TASK TO CARRY OUT
Lift every line from the entries that includes the word "matplotlib".

———

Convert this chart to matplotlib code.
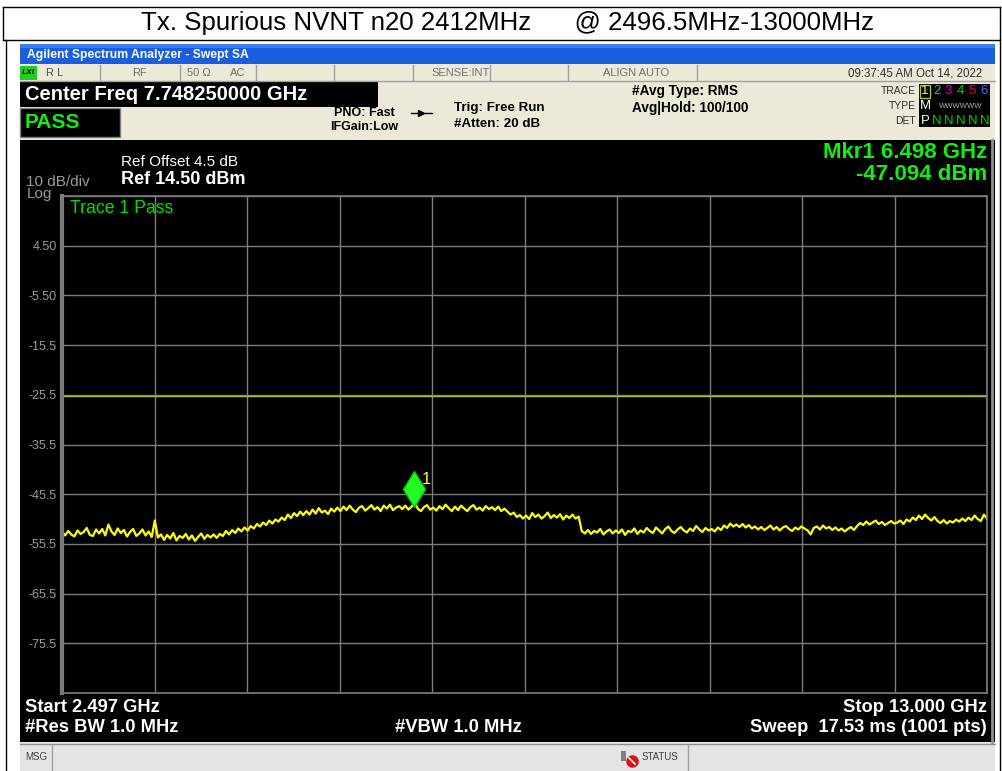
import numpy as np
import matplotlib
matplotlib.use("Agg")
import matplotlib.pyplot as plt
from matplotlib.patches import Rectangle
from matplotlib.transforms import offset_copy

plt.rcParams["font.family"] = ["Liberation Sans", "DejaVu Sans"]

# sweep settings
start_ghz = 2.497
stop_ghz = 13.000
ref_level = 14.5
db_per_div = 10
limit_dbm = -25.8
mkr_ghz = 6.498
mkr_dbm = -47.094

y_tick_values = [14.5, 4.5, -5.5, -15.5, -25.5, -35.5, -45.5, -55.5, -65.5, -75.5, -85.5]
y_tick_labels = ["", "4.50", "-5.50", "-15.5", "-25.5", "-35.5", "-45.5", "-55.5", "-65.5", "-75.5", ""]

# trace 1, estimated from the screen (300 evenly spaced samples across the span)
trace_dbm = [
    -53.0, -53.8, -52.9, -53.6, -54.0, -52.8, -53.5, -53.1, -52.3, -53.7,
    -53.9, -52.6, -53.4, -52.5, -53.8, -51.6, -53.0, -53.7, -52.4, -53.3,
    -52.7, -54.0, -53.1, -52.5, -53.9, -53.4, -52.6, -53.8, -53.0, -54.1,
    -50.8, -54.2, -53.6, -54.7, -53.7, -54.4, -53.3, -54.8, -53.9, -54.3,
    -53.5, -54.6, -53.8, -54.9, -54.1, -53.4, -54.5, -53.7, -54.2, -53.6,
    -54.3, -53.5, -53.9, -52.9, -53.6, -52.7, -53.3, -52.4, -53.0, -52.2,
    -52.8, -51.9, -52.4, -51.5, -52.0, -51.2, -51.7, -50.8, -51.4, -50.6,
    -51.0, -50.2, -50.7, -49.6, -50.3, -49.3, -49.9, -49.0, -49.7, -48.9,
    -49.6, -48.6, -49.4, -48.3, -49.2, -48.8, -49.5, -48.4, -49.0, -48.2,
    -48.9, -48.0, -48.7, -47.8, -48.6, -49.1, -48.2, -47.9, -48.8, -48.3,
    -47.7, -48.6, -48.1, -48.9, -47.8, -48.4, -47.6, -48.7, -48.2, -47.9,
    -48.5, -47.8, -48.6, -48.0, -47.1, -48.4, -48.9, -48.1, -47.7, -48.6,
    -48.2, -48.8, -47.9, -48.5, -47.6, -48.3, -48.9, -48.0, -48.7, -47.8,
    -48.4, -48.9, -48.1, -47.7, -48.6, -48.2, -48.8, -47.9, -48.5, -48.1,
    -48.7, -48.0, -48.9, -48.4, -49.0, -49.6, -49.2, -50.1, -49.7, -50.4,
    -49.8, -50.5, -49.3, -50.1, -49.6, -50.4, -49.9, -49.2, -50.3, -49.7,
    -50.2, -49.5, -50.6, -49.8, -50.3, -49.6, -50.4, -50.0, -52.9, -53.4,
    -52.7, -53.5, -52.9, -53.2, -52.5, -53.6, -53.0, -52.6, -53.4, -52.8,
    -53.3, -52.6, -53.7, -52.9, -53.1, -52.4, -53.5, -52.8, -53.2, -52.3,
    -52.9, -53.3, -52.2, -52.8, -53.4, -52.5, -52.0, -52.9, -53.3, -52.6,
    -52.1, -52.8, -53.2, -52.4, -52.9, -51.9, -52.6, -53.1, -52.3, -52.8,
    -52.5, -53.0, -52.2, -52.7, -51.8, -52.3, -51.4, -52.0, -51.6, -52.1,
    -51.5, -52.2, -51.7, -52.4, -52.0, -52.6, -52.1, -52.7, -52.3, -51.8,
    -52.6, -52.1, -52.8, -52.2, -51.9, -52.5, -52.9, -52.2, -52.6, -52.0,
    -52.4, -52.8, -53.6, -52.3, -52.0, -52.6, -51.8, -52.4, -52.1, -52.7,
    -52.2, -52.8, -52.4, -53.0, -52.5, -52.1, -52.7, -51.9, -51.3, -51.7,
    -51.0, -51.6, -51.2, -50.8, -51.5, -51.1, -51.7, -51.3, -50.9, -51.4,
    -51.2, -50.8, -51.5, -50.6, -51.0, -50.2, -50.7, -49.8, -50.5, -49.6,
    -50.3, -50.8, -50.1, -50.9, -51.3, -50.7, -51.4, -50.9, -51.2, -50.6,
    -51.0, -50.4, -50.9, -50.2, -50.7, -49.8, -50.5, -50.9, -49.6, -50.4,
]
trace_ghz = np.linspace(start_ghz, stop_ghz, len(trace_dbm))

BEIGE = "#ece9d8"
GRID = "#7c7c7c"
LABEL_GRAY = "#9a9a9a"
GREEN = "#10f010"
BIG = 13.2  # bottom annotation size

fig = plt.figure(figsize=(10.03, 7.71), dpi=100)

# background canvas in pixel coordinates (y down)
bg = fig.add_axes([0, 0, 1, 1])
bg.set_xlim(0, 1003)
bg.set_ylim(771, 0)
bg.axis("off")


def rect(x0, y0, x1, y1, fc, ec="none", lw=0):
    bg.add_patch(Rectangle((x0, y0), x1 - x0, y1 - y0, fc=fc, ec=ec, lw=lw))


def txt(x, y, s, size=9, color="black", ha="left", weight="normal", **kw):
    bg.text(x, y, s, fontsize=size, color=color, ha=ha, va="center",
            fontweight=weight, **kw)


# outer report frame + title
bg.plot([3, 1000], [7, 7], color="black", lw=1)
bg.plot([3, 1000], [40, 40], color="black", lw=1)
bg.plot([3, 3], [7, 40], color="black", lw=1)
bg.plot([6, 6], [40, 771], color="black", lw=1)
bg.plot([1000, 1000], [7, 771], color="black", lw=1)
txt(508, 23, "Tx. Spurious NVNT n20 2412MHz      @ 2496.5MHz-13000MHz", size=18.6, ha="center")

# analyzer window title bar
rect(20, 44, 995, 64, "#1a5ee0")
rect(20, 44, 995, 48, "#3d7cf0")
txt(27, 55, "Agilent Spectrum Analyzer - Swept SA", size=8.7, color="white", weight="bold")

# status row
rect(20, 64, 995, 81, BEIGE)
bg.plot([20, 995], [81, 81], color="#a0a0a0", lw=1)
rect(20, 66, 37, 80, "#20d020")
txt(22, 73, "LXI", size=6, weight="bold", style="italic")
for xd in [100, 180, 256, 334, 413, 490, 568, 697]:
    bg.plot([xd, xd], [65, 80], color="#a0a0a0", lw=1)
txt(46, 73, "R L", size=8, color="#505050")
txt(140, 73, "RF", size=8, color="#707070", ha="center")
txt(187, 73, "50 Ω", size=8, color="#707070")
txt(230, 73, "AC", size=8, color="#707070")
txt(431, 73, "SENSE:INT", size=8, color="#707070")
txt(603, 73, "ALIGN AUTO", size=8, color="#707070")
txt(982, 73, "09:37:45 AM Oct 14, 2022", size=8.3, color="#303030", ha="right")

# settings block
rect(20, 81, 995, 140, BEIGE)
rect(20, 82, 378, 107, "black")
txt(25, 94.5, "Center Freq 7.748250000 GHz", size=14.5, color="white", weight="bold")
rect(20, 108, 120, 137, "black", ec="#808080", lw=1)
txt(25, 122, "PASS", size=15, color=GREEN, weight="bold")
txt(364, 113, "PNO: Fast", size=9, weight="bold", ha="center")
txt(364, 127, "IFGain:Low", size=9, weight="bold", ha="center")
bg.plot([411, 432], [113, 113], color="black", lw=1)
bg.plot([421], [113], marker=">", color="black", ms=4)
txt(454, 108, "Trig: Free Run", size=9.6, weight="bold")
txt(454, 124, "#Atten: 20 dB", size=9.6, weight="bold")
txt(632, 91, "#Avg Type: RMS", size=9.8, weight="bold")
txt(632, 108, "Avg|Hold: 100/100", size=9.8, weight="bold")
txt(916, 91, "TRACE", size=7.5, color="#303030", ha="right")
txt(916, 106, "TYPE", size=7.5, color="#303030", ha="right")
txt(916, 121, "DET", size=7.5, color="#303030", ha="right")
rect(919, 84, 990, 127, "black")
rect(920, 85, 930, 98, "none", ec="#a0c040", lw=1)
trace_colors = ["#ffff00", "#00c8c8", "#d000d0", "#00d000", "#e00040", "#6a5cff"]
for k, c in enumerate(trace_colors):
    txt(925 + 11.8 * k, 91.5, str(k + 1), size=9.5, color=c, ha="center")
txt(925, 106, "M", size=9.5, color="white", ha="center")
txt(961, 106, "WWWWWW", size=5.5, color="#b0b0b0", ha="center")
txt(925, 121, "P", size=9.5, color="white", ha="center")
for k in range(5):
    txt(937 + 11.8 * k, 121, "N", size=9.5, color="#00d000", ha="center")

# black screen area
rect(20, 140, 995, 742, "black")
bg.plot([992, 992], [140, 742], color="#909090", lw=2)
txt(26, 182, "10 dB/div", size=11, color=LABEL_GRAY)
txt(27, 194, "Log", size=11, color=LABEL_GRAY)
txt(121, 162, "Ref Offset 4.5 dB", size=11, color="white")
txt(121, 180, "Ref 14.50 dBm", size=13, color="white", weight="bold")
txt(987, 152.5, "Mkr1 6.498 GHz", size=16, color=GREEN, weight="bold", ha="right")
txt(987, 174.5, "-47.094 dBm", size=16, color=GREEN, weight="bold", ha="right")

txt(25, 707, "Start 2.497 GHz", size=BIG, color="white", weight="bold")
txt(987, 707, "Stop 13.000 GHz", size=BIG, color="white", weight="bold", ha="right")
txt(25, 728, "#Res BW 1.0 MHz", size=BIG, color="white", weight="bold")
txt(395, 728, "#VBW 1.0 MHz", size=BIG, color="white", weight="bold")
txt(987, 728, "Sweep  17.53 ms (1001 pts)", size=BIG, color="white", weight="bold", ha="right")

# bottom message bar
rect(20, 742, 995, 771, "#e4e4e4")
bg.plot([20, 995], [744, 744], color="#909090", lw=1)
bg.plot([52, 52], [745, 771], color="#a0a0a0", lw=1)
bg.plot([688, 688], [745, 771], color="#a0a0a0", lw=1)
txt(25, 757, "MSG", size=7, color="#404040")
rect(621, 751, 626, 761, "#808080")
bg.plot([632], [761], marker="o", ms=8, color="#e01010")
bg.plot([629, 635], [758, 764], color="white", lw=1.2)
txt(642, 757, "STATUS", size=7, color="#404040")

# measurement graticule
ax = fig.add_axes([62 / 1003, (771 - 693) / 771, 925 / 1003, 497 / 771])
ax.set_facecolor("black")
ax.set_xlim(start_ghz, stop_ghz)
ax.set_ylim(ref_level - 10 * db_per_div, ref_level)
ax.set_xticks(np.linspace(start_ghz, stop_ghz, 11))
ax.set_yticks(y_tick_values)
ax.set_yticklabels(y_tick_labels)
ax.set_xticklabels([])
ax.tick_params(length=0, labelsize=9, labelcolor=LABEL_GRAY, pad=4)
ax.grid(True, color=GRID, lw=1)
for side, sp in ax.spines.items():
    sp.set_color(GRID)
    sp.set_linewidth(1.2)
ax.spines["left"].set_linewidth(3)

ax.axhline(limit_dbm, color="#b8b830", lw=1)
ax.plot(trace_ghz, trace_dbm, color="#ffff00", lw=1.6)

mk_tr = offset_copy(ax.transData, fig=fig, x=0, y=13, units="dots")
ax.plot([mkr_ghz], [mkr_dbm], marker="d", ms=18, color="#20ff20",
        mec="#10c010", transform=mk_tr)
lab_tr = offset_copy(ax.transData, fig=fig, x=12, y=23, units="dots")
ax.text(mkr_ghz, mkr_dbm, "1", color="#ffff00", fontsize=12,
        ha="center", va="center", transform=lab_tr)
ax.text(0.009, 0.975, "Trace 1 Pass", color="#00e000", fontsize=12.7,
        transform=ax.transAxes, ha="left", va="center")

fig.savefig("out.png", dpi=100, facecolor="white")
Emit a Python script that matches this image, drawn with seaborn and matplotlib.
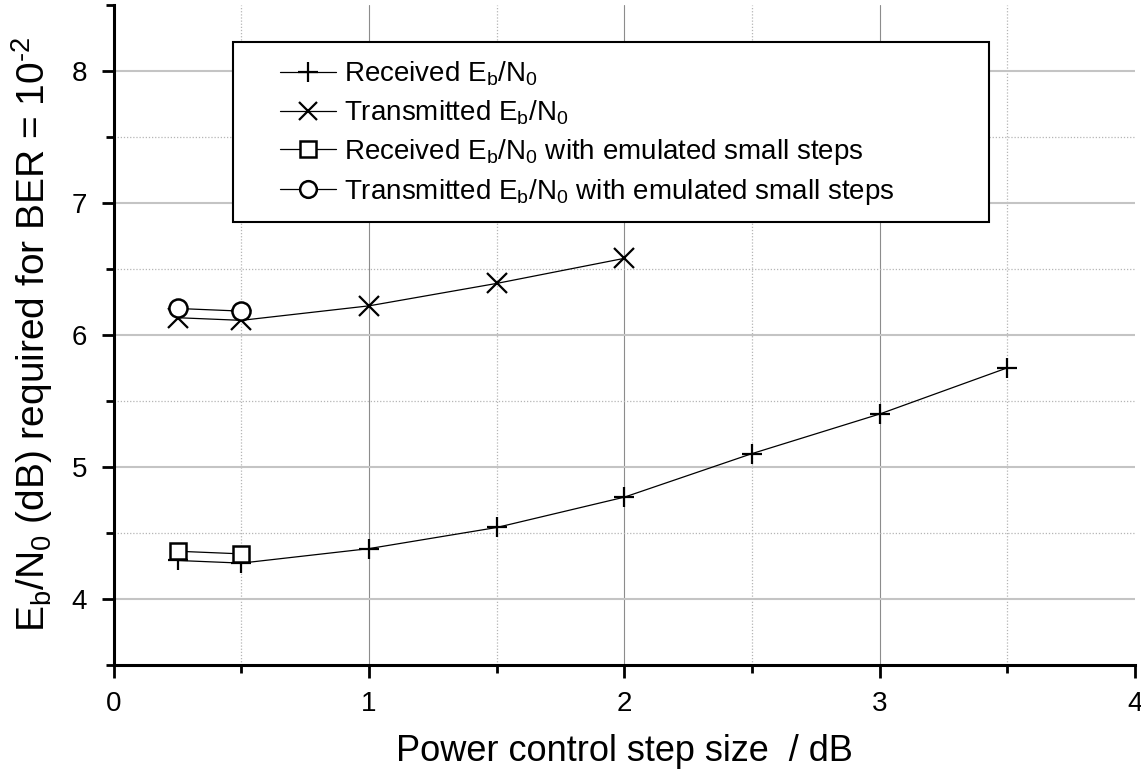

———

WRITTEN SOLUTION
Convert this chart to matplotlib code.
import matplotlib
matplotlib.use("Agg")
import matplotlib.pyplot as plt
from matplotlib.patches import Rectangle
from matplotlib.transforms import offset_copy
Emit a Python script that matches this image, drawn with seaborn and matplotlib.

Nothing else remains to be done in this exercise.